Causal Seminar: Susan Athey, Stanford University

Hawes Hall, Classroom 102, Harvard Business School

Learning Targeted Treatment Assignment Policies with Adaptive Experiments: Theory and Applications

Randomized experiments have long been used to learn what treatment works best, but uniform randomization is not the most efficient way to accomplish that goal, particularly when there are many potential treatment arms or when the best treatment depends on individual characteristics, in which case the goal is to learn a targeted treatment assignment policy.  Adaptive experiments (“contextual bandits”) have great potential to both improve the outcomes of individuals during an experiment (minimize “cumulative regret”), and to improve the ability to estimate the best policy after the experiment (policy learning/minimize simple regret).  This talk will start with some real-world implementations of contextual bandits, identifying challenges, including the problem of model misspecification and tradeoffs between cumulative regret and policy learning.  Then, it will review recent theoretical developments that make progress in addressing these challenges.

Readings

Headshot of Susan Athey.

Susan Athey

Economics of Technology Professor

Stanford University
Graduate School of Business

Professor Athey is the Economics of Technology Professor at Stanford Graduate School of Business. She received her bachelor’s degree from Duke University and her PhD from Stanford, and she holds an honorary doctorate from Duke University.

She previously taught at the economics departments at MIT, Stanford, and Harvard. She is an elected member of the National Academy of Science and is the recipient of the John Bates Clark Medal, awarded by the American Economics Association to the economist under 40 who has made the greatest contributions to thought and knowledge.

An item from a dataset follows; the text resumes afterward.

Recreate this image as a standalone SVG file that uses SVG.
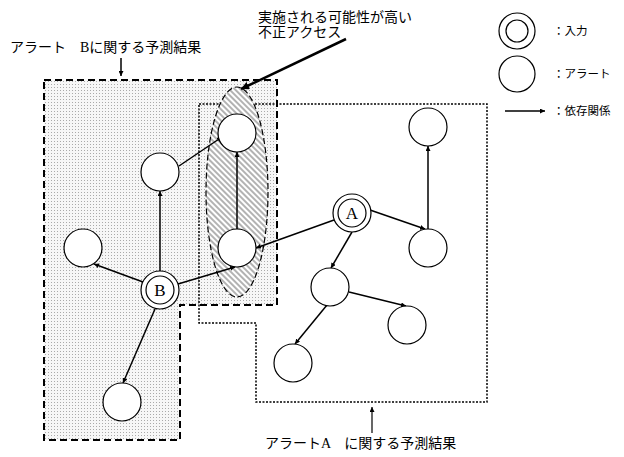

Her current research focuses on the economics of digitization, marketplace design, and the intersection of econometrics and machine learning. She has worked on several application areas, including timber auctions, internet search, online advertising, the news media, and the application of digital technology to social impact applications.

As one of the first “tech economists,” she served as consulting chief economist for Microsoft Corporation for six years, and has served on the boards of multiple private and public technology firms. She also served as a long-term advisor to the British Columbia Ministry of Forests, helping architect and implement their auction-based pricing system. She was a founding associate director of the Stanford Institute for Human-Centered Artificial Intelligence, and she is the founding director of the Golub Capital Social Impact Lab  at Stanford GSB.

In 2022, she took leave from Stanford to serve as Chief Economist at the U.S. Department of Justice Antitrust Division.  Professor Athey is the 2023 President of the American Economics Association, where she previously served as Vice President and Elected Member of the Executive Committee.